> **WHAT YOU SHOULD DO**:
Write the data out again, character for character, with no images.

> **DATA LINES**:

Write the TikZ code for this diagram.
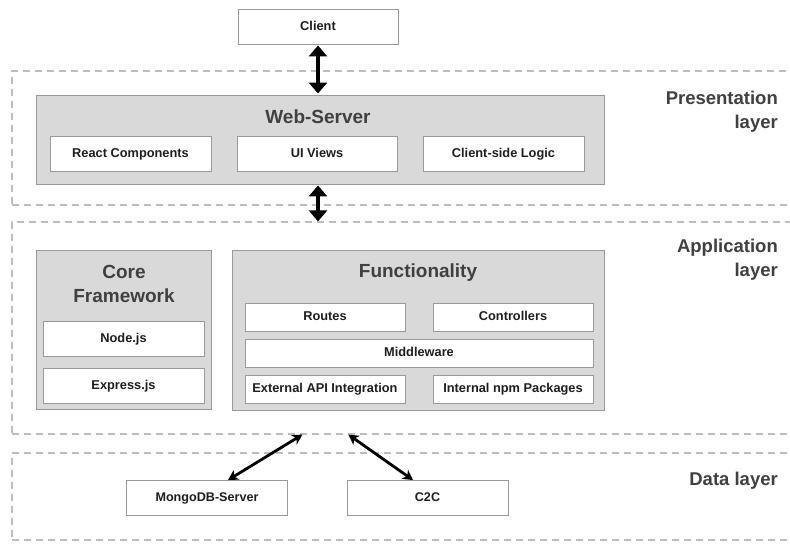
\documentclass[tikz,border=0pt]{standalone}
\usepackage{fontspec}
\setmainfont{Liberation Sans}
\usetikzlibrary{arrows.meta,calc}
\definecolor{boxgray}{HTML}{D9D9D9}
\definecolor{edgegray}{HTML}{9A9A9A}
\definecolor{dashgray}{HTML}{BDBDBD}
\definecolor{titlegray}{HTML}{404040}
\definecolor{subtext}{HTML}{1E1E1E}
\tikzset{
  x=1pt, y=-1pt,
  layerbox/.style={draw=dashgray, line width=1.2pt, dash pattern=on 7pt off 5pt, minimum width=788pt, inner sep=0pt},
  graybox/.style={draw=edgegray, fill=boxgray, line width=0.9pt, inner sep=0pt},
  whitebox/.style={draw=edgegray, fill=white, line width=0.9pt, inner sep=0pt, font=\bfseries\fontsize{12.8}{14}\selectfont, text=subtext, text height=0.72em, text depth=0pt},
  title/.style={font=\bfseries\fontsize{19}{24}\selectfont, text=titlegray, align=center, inner sep=0pt},
  layerlabel/.style={font=\bfseries\fontsize{18.5}{24}\selectfont, text=titlegray, align=right, inner sep=0pt, anchor=east},
  bigarrow/.style={line width=3.6pt, {Triangle[width=18pt,length=11pt]}-{Triangle[width=18pt,length=11pt]}},
  diagarrow/.style={line width=2.8pt, {Stealth[width=11pt,length=10pt,inset=3pt]}-{Stealth[width=11pt,length=10pt,inset=3pt]}}
}
\begin{document}
\begin{tikzpicture}
\clip (0,0) rectangle (790,544);
\fill[white] (0,0) rectangle (790,544);
% layer boxes
\node[layerbox, minimum height=134pt] (pres) at (406,138) {};
\node[layerbox, minimum height=212pt] (app) at (406,328) {};
\node[layerbox, minimum height=87pt] (data) at (406,496.5) {};
% layer labels
\node[layerlabel] (presl) at (778,112) {Presentation\\layer};
\node[layerlabel] (appl) at (778,260) {Application\\layer};
\node[layerlabel] (datal) at (778,481) {Data layer};
% client
\node[whitebox, minimum width=160pt, minimum height=35pt] (client) at (318,26.5) {Client};
% web server
\node[graybox, minimum width=568pt, minimum height=89pt] (web) at (320,139.5) {};
\node[title] (webt) at (318,117) {Web-Server};
\node[whitebox, minimum width=161pt, minimum height=35pt] (react) at (130.5,153.5) {React Components};
\node[whitebox, minimum width=160pt, minimum height=35pt] (ui) at (317,153.5) {UI Views};
\node[whitebox, minimum width=161pt, minimum height=35pt] (csl) at (503.5,153.5) {Client-side Logic};
% core framework
\node[graybox, minimum width=175pt, minimum height=159pt] (core) at (123.5,329.5) {};
\node[title] (coret) at (124,284) {Core\\Framework};
\node[whitebox, minimum width=161pt, minimum height=35pt] (nodejs) at (123.5,338.5) {Node.js};
\node[whitebox, minimum width=161pt, minimum height=35pt] (express) at (123.5,385.5) {Express.js};
% functionality
\node[graybox, minimum width=372pt, minimum height=160pt] (func) at (418,330) {};
\node[title] (funct) at (418,273) {Functionality};
\node[whitebox, minimum width=160pt, minimum height=28pt] (routes) at (325,317) {Routes};
\node[whitebox, minimum width=160pt, minimum height=28pt] (ctrl) at (513,317) {Controllers};
\node[whitebox, minimum width=348pt, minimum height=28pt] (mid) at (419,353) {Middleware};
\node[whitebox, minimum width=160pt, minimum height=28pt] (ext) at (325,389) {External API Integration};
\node[whitebox, minimum width=160pt, minimum height=28pt] (npm) at (513,389) {Internal npm Packages};
% data
\node[whitebox, minimum width=161pt, minimum height=35pt, font=\bfseries\fontsize{12.6}{14}\selectfont] (mongo) at (207,498) {MongoDB-Server};
\node[whitebox, minimum width=161pt, minimum height=35pt, font=\bfseries\fontsize{12.6}{14}\selectfont] (c2c) at (427.5,498) {C2C};
% arrows
\draw[bigarrow, shorten <=1pt, shorten >=1pt] (client.south) -- (client.south |- web.north);
\draw[bigarrow, shorten <=1pt, shorten >=0pt] (client.south |- web.south) -- (client.south |- app.north);
\coordinate (a1) at ($(app.south west)+(291,0)$);
\coordinate (a2) at ($(app.south west)+(337,0)$);
\draw[diagarrow] (a1) -- ($(mongo.north)+(21,0)$);
\draw[diagarrow] (a2) -- ($(c2c.north)+(-14.5,0)$);
\end{tikzpicture}
\end{document}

> **SOLUTION TO THE PROBLEM**:
Write the TikZ code for this diagram.
\documentclass[tikz,border=0pt]{standalone}
\usepackage{fontspec}
\setmainfont{Liberation Sans}
\usetikzlibrary{arrows.meta,calc}
\definecolor{boxgray}{HTML}{D9D9D9}
\definecolor{edgegray}{HTML}{9A9A9A}
\definecolor{dashgray}{HTML}{BDBDBD}
\definecolor{titlegray}{HTML}{404040}
\definecolor{subtext}{HTML}{1E1E1E}
\tikzset{
  x=1pt, y=-1pt,
  layerbox/.style={draw=dashgray, line width=1.2pt, dash pattern=on 7pt off 5pt, minimum width=788pt, inner sep=0pt},
  graybox/.style={draw=edgegray, fill=boxgray, line width=0.9pt, inner sep=0pt},
  whitebox/.style={draw=edgegray, fill=white, line width=0.9pt, inner sep=0pt, font=\bfseries\fontsize{12.8}{14}\selectfont, text=subtext, text height=0.72em, text depth=0pt},
  title/.style={font=\bfseries\fontsize{19}{24}\selectfont, text=titlegray, align=center, inner sep=0pt},
  layerlabel/.style={font=\bfseries\fontsize{18.5}{24}\selectfont, text=titlegray, align=right, inner sep=0pt, anchor=east},
  bigarrow/.style={line width=3.6pt, {Triangle[width=18pt,length=11pt]}-{Triangle[width=18pt,length=11pt]}},
  diagarrow/.style={line width=2.8pt, {Stealth[width=11pt,length=10pt,inset=3pt]}-{Stealth[width=11pt,length=10pt,inset=3pt]}}
}
\begin{document}
\begin{tikzpicture}
\clip (0,0) rectangle (790,544);
\fill[white] (0,0) rectangle (790,544);
% layer boxes
\node[layerbox, minimum height=134pt] (pres) at (406,138) {};
\node[layerbox, minimum height=212pt] (app) at (406,328) {};
\node[layerbox, minimum height=87pt] (data) at (406,496.5) {};
% layer labels
\node[layerlabel] (presl) at (778,112) {Presentation\\layer};
\node[layerlabel] (appl) at (778,260) {Application\\layer};
\node[layerlabel] (datal) at (778,481) {Data layer};
% client
\node[whitebox, minimum width=160pt, minimum height=35pt] (client) at (318,26.5) {Client};
% web server
\node[graybox, minimum width=568pt, minimum height=89pt] (web) at (320,139.5) {};
\node[title] (webt) at (318,117) {Web-Server};
\node[whitebox, minimum width=161pt, minimum height=35pt] (react) at (130.5,153.5) {React Components};
\node[whitebox, minimum width=160pt, minimum height=35pt] (ui) at (317,153.5) {UI Views};
\node[whitebox, minimum width=161pt, minimum height=35pt] (csl) at (503.5,153.5) {Client-side Logic};
% core framework
\node[graybox, minimum width=175pt, minimum height=159pt] (core) at (123.5,329.5) {};
\node[title] (coret) at (124,284) {Core\\Framework};
\node[whitebox, minimum width=161pt, minimum height=35pt] (nodejs) at (123.5,338.5) {Node.js};
\node[whitebox, minimum width=161pt, minimum height=35pt] (express) at (123.5,385.5) {Express.js};
% functionality
\node[graybox, minimum width=372pt, minimum height=160pt] (func) at (418,330) {};
\node[title] (funct) at (418,273) {Functionality};
\node[whitebox, minimum width=160pt, minimum height=28pt] (routes) at (325,317) {Routes};
\node[whitebox, minimum width=160pt, minimum height=28pt] (ctrl) at (513,317) {Controllers};
\node[whitebox, minimum width=348pt, minimum height=28pt] (mid) at (419,353) {Middleware};
\node[whitebox, minimum width=160pt, minimum height=28pt] (ext) at (325,389) {External API Integration};
\node[whitebox, minimum width=160pt, minimum height=28pt] (npm) at (513,389) {Internal npm Packages};
% data
\node[whitebox, minimum width=161pt, minimum height=35pt, font=\bfseries\fontsize{12.6}{14}\selectfont] (mongo) at (207,498) {MongoDB-Server};
\node[whitebox, minimum width=161pt, minimum height=35pt, font=\bfseries\fontsize{12.6}{14}\selectfont] (c2c) at (427.5,498) {C2C};
% arrows
\draw[bigarrow, shorten <=1pt, shorten >=1pt] (client.south) -- (client.south |- web.north);
\draw[bigarrow, shorten <=1pt, shorten >=0pt] (client.south |- web.south) -- (client.south |- app.north);
\coordinate (a1) at ($(app.south west)+(291,0)$);
\coordinate (a2) at ($(app.south west)+(337,0)$);
\draw[diagarrow] (a1) -- ($(mongo.north)+(21,0)$);
\draw[diagarrow] (a2) -- ($(c2c.north)+(-14.5,0)$);
\end{tikzpicture}
\end{document}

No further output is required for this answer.